APRIL 21, 2009 -- IEEE (search Lightwave for IEEE) has announced that IEEE P802.1Qay, the industry's first connection-oriented technology for next-generation service provider networks, has completed the IEEE sponsor ballot process and entered the final phase of ratification. The working group has achieved technical agreement on P802.1Qay, which adapts Ethernet technology to the role of providing carrier-class packet transport networks, and has handed it over to the IEEE Standards Board for a final review of the standardization process.
"As chair of the IEEE 802.1 Working Group, I'd like to congratulate and thank the 802.1 Interworking Task Group for two years of hard work and dedication," says Tony Jeffree. "Using IEEE's thorough standards-development process will result in our delivering a standard aimed at improving the ability of service providers to deliver the cost-effective, high-bandwidth multimedia services that today's business and consumer customers are demanding."
Created to bring connection-oriented characteristics and deterministic behavior to Ethernet, IEEE P802.1Qay, "IEEE Standard for Local and Metropolitan Area Networks -- Virtual Bridged Local Area Networks -- Amendment: Provider Backbone Bridge Traffic Engineering," defines Provider Backbone Bridge Traffic Engineering (PBB-TE), a technology that enables service providers to explicitly set up traffic engineered paths across a Carrier Ethernet network. The standard also furnishes the ability to organize the traffic engineered path into service provider-defined linear protection groups to provide 1:1 resiliency. PBB-TE is based on layered VLAN tags and MAC-in-MAC encapsulation as defined in IEEE 802.1ah, Provider Backbone Bridging (PBB). By turning off Ethernet's spanning tree and media-access-control address-flooding and learning characteristics, PBB-TE enables Ethernet to evolve into an Ethernet transport resource layer capable of replacing SONET/SDH as the data layer within next-generation transport architectures.
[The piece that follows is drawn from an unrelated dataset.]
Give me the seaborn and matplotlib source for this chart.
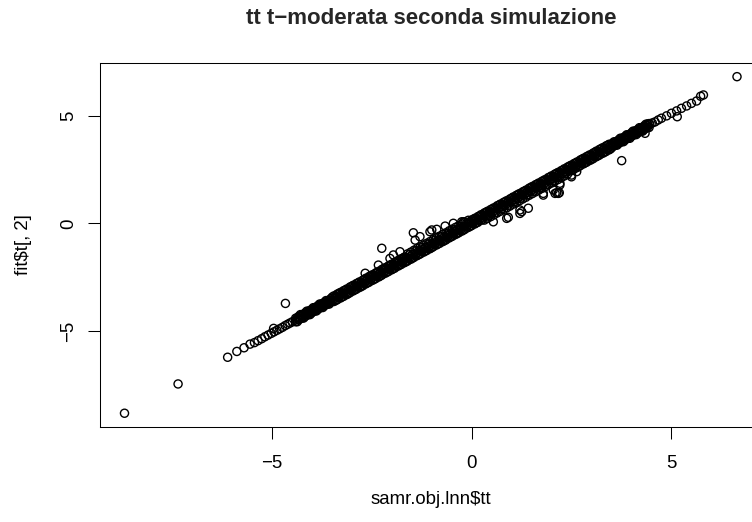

Key features of PBB-TE include:
- traffic engineering and resiliency
- secure, deterministic delivery
- service scalability
- operational simplicity
- service and transport layer independence
- Higher return on investment compared to alternative technologies, from leveraging the economies of scale inherent in Ethernet
"Every major service provider in the world is in some stage of planning or making moves toward an IP NGN packet network, for which a key ingredient to replace or displace SONET/SDH is connection-oriented Ethernet (COE). One of the principal COE options is PBB-TE, so reaching technical consensus on IEEE 802.1Qay is a major milestone for the industry," says Michael Howard, principal analyst at Infonetics Research (search Lightwave for Infonetics). "802.1Qay is designed to give service providers the SONET/SDH-like resiliency and determinism they need for their IP packet networks, while staying within the less expensive domain of Ethernet transport."